Wednesday, July 17, 2013

The way this story fits into the family history is that I am alive today to recall and to write the tales from our family. I am not a historian in that I look up dates, but want the life tales to be passed on to others. Stories of real people, unvarnished as I was told them or as I recall them. I have had my sister and one cousin who has been jogging my memory. Thanks so much.

If Looks Could Kill

I was enlisted in the navy and after I had completed my corpsman’s training at the Great Lakes Naval center, I was assigned to the Naval Training Center in Orlando Florida. Several of the other corpsman with whom I became friends in Florida, were “druggies.” They were corpsmen as I was. It was several months before they became comfortable in offering and actually smoking marijuana and hashish with me present. As they learned about me, even though I didn’t do drugs, they began to trust me and less private in smoking.

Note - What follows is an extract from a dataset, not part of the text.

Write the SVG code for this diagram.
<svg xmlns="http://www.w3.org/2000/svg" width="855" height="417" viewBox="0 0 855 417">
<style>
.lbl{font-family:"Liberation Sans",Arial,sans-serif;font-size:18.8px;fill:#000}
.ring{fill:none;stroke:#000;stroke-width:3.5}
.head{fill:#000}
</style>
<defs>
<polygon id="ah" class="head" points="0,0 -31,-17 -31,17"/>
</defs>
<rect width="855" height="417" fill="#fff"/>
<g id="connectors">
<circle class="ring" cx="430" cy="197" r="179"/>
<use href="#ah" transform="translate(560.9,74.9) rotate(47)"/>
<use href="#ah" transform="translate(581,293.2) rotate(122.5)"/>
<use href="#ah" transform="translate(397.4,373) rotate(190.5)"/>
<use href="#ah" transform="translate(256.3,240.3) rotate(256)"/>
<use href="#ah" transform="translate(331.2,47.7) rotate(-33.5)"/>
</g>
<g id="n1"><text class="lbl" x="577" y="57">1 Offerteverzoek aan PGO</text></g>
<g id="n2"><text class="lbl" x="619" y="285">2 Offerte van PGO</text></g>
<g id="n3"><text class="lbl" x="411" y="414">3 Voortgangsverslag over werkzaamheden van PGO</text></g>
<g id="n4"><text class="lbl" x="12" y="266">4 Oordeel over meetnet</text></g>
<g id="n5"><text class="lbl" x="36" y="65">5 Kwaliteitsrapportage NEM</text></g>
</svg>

Let me interject, I am a teetotaler and do not use alcohol or drugs. I never drank any type of an alcoholic beverage, not even a beer. I liked being in control of myself and had too much fun being myself to let go. I never told them not to drink or do drugs. It was a personal choice for them. Nothing that I would say would change them. If they were to change, it would have to come through the choices that they made.

Somehow, the naval intelligence (The people would say that “the Navy has intelligence?”) compiled a list of “druggies.” My friends were called in one at a time to be questioned. One of them saw a list on the investigating officer’s desk and who could read upside down, read the names that were included on it. It was a list all of the friends who hung out together, EXCEPT my name. My name was not on the list.

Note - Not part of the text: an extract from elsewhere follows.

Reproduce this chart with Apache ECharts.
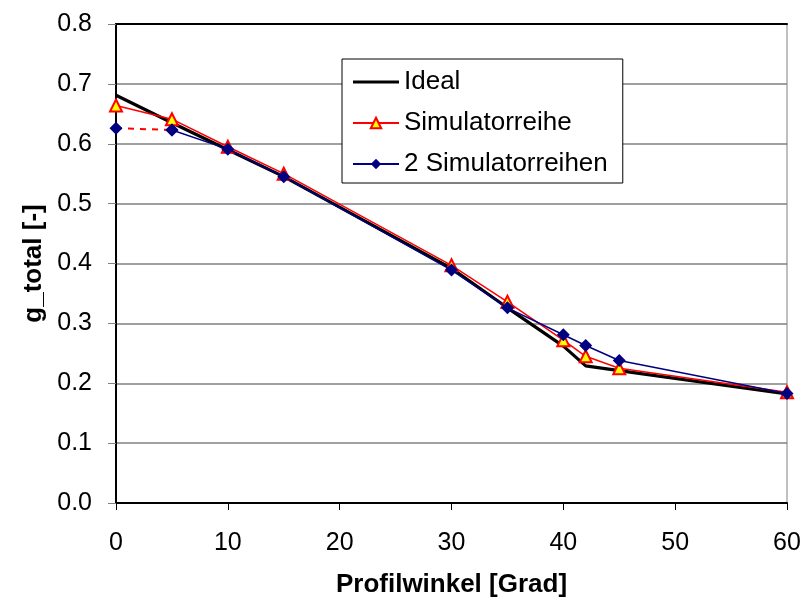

Now I come to the scary part (for me and not for you.) In their state of heightened paranoia, they huddled together and decided that it had been me who had informed on them because my name was not included in the roster.
In their fear, they decided to kill me. En mass they came to my room. (I never did find out or ask how they planned my demise. It may be fortunate that I never knew.) My roommate was one of the assassination squad and with his key they all gained entrance to the room.
Only by the grace of God I wasn’t home. I was never sure where I was at the time, because no one told me of their plan until much later.

The conspirators went back into seclusion and after things settled down, emotions cooled, and they became more rational, someone wisely pointed out that I did not do drugs and therefore my name wouldn’t have been on the list. I hadn’t do the drugs with them.
I am alive today because I wasn’t there when they looked or I would have been killed.